**WHAT THE EXERCISE ASKS**
Exactly as written, retype the listing below, omitting the pictures.

-- BEGIN DATA EXTRACT --

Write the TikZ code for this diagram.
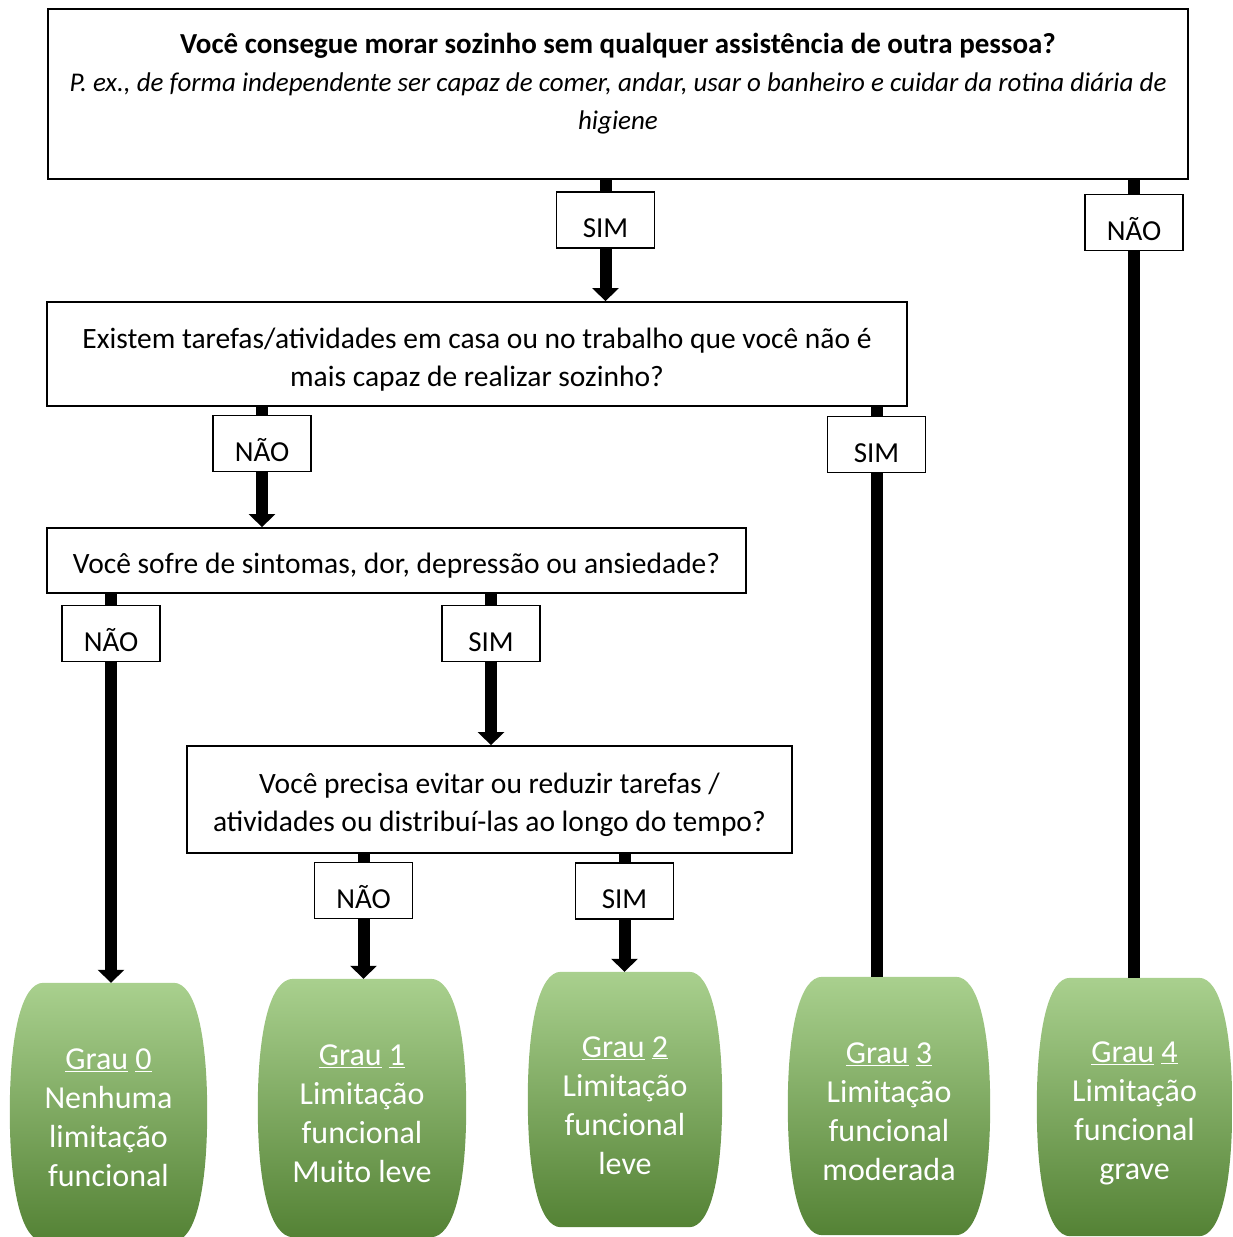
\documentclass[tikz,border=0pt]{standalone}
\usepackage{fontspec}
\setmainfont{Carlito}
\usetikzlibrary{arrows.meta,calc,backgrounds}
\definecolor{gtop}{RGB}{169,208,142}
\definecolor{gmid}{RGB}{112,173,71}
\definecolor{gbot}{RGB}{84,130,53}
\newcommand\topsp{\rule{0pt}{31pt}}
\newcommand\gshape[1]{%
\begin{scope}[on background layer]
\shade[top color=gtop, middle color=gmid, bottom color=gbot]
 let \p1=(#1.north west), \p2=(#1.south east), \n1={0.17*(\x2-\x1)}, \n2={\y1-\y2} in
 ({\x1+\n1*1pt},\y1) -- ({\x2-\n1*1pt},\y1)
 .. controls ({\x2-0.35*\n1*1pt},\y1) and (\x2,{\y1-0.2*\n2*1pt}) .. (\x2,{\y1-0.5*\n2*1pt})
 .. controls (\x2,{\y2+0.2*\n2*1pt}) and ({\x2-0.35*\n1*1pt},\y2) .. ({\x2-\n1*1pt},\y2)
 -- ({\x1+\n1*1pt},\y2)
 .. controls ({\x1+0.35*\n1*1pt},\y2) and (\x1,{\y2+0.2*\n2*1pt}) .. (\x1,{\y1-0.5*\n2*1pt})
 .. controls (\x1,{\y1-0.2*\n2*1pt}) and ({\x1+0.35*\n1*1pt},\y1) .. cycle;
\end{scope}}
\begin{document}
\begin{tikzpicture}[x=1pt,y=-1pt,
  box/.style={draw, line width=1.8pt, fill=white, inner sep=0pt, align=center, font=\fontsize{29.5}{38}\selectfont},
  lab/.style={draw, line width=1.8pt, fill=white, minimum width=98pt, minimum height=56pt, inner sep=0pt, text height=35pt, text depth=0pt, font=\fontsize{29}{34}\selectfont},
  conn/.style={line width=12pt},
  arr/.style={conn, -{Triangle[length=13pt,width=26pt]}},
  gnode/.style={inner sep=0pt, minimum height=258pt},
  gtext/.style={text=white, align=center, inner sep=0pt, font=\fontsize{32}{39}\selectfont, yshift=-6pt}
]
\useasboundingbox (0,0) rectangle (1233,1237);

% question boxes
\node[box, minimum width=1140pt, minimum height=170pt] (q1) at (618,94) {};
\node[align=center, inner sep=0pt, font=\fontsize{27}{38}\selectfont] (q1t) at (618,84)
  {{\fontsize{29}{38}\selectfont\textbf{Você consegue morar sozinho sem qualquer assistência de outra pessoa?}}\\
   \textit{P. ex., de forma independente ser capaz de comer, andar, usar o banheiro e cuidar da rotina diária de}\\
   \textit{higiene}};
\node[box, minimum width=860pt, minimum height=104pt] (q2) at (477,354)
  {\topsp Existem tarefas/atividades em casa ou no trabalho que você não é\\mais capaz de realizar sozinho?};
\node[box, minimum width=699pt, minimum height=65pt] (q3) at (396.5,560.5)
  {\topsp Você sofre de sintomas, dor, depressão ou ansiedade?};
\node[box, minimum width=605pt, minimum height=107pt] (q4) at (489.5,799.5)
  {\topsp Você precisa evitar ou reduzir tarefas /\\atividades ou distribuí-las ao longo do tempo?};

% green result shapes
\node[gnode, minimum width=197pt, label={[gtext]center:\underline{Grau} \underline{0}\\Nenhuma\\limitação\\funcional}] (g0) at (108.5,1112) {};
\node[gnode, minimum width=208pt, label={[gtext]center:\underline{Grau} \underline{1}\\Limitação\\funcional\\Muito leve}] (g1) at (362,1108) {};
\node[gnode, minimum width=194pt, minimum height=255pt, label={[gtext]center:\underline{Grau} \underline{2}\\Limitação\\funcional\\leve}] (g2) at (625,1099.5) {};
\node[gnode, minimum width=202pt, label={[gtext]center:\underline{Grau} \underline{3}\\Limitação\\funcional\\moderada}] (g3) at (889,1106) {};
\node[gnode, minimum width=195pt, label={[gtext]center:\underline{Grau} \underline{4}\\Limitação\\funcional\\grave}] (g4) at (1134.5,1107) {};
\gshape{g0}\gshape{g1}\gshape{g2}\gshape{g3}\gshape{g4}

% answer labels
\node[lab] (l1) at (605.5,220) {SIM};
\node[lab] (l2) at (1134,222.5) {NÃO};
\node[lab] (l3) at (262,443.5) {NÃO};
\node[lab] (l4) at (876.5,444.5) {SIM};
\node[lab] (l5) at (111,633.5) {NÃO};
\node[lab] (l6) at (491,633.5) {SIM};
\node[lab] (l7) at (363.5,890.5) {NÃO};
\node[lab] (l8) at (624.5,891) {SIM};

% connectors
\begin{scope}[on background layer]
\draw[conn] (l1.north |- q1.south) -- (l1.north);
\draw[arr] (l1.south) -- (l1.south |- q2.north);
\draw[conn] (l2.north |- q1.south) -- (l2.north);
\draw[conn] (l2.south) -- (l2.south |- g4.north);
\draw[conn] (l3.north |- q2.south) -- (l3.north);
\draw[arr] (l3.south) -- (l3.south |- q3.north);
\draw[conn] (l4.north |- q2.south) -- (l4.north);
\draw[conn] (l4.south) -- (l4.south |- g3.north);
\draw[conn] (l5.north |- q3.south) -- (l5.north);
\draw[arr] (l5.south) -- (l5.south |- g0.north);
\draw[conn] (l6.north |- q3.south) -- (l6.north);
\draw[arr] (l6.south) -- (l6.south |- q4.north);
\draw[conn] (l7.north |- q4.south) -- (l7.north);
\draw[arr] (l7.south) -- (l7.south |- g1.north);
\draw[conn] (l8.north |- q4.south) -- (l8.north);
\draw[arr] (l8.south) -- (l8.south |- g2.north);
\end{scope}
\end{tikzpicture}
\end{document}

-- END DATA EXTRACT --

**RESULT**
Write the TikZ code for this diagram.
\documentclass[tikz,border=0pt]{standalone}
\usepackage{fontspec}
\setmainfont{Carlito}
\usetikzlibrary{arrows.meta,calc,backgrounds}
\definecolor{gtop}{RGB}{169,208,142}
\definecolor{gmid}{RGB}{112,173,71}
\definecolor{gbot}{RGB}{84,130,53}
\newcommand\topsp{\rule{0pt}{31pt}}
\newcommand\gshape[1]{%
\begin{scope}[on background layer]
\shade[top color=gtop, middle color=gmid, bottom color=gbot]
 let \p1=(#1.north west), \p2=(#1.south east), \n1={0.17*(\x2-\x1)}, \n2={\y1-\y2} in
 ({\x1+\n1*1pt},\y1) -- ({\x2-\n1*1pt},\y1)
 .. controls ({\x2-0.35*\n1*1pt},\y1) and (\x2,{\y1-0.2*\n2*1pt}) .. (\x2,{\y1-0.5*\n2*1pt})
 .. controls (\x2,{\y2+0.2*\n2*1pt}) and ({\x2-0.35*\n1*1pt},\y2) .. ({\x2-\n1*1pt},\y2)
 -- ({\x1+\n1*1pt},\y2)
 .. controls ({\x1+0.35*\n1*1pt},\y2) and (\x1,{\y2+0.2*\n2*1pt}) .. (\x1,{\y1-0.5*\n2*1pt})
 .. controls (\x1,{\y1-0.2*\n2*1pt}) and ({\x1+0.35*\n1*1pt},\y1) .. cycle;
\end{scope}}
\begin{document}
\begin{tikzpicture}[x=1pt,y=-1pt,
  box/.style={draw, line width=1.8pt, fill=white, inner sep=0pt, align=center, font=\fontsize{29.5}{38}\selectfont},
  lab/.style={draw, line width=1.8pt, fill=white, minimum width=98pt, minimum height=56pt, inner sep=0pt, text height=35pt, text depth=0pt, font=\fontsize{29}{34}\selectfont},
  conn/.style={line width=12pt},
  arr/.style={conn, -{Triangle[length=13pt,width=26pt]}},
  gnode/.style={inner sep=0pt, minimum height=258pt},
  gtext/.style={text=white, align=center, inner sep=0pt, font=\fontsize{32}{39}\selectfont, yshift=-6pt}
]
\useasboundingbox (0,0) rectangle (1233,1237);

% question boxes
\node[box, minimum width=1140pt, minimum height=170pt] (q1) at (618,94) {};
\node[align=center, inner sep=0pt, font=\fontsize{27}{38}\selectfont] (q1t) at (618,84)
  {{\fontsize{29}{38}\selectfont\textbf{Você consegue morar sozinho sem qualquer assistência de outra pessoa?}}\\
   \textit{P. ex., de forma independente ser capaz de comer, andar, usar o banheiro e cuidar da rotina diária de}\\
   \textit{higiene}};
\node[box, minimum width=860pt, minimum height=104pt] (q2) at (477,354)
  {\topsp Existem tarefas/atividades em casa ou no trabalho que você não é\\mais capaz de realizar sozinho?};
\node[box, minimum width=699pt, minimum height=65pt] (q3) at (396.5,560.5)
  {\topsp Você sofre de sintomas, dor, depressão ou ansiedade?};
\node[box, minimum width=605pt, minimum height=107pt] (q4) at (489.5,799.5)
  {\topsp Você precisa evitar ou reduzir tarefas /\\atividades ou distribuí-las ao longo do tempo?};

% green result shapes
\node[gnode, minimum width=197pt, label={[gtext]center:\underline{Grau} \underline{0}\\Nenhuma\\limitação\\funcional}] (g0) at (108.5,1112) {};
\node[gnode, minimum width=208pt, label={[gtext]center:\underline{Grau} \underline{1}\\Limitação\\funcional\\Muito leve}] (g1) at (362,1108) {};
\node[gnode, minimum width=194pt, minimum height=255pt, label={[gtext]center:\underline{Grau} \underline{2}\\Limitação\\funcional\\leve}] (g2) at (625,1099.5) {};
\node[gnode, minimum width=202pt, label={[gtext]center:\underline{Grau} \underline{3}\\Limitação\\funcional\\moderada}] (g3) at (889,1106) {};
\node[gnode, minimum width=195pt, label={[gtext]center:\underline{Grau} \underline{4}\\Limitação\\funcional\\grave}] (g4) at (1134.5,1107) {};
\gshape{g0}\gshape{g1}\gshape{g2}\gshape{g3}\gshape{g4}

% answer labels
\node[lab] (l1) at (605.5,220) {SIM};
\node[lab] (l2) at (1134,222.5) {NÃO};
\node[lab] (l3) at (262,443.5) {NÃO};
\node[lab] (l4) at (876.5,444.5) {SIM};
\node[lab] (l5) at (111,633.5) {NÃO};
\node[lab] (l6) at (491,633.5) {SIM};
\node[lab] (l7) at (363.5,890.5) {NÃO};
\node[lab] (l8) at (624.5,891) {SIM};

% connectors
\begin{scope}[on background layer]
\draw[conn] (l1.north |- q1.south) -- (l1.north);
\draw[arr] (l1.south) -- (l1.south |- q2.north);
\draw[conn] (l2.north |- q1.south) -- (l2.north);
\draw[conn] (l2.south) -- (l2.south |- g4.north);
\draw[conn] (l3.north |- q2.south) -- (l3.north);
\draw[arr] (l3.south) -- (l3.south |- q3.north);
\draw[conn] (l4.north |- q2.south) -- (l4.north);
\draw[conn] (l4.south) -- (l4.south |- g3.north);
\draw[conn] (l5.north |- q3.south) -- (l5.north);
\draw[arr] (l5.south) -- (l5.south |- g0.north);
\draw[conn] (l6.north |- q3.south) -- (l6.north);
\draw[arr] (l6.south) -- (l6.south |- q4.north);
\draw[conn] (l7.north |- q4.south) -- (l7.north);
\draw[arr] (l7.south) -- (l7.south |- g1.north);
\draw[conn] (l8.north |- q4.south) -- (l8.north);
\draw[arr] (l8.south) -- (l8.south |- g2.north);
\end{scope}
\end{tikzpicture}
\end{document}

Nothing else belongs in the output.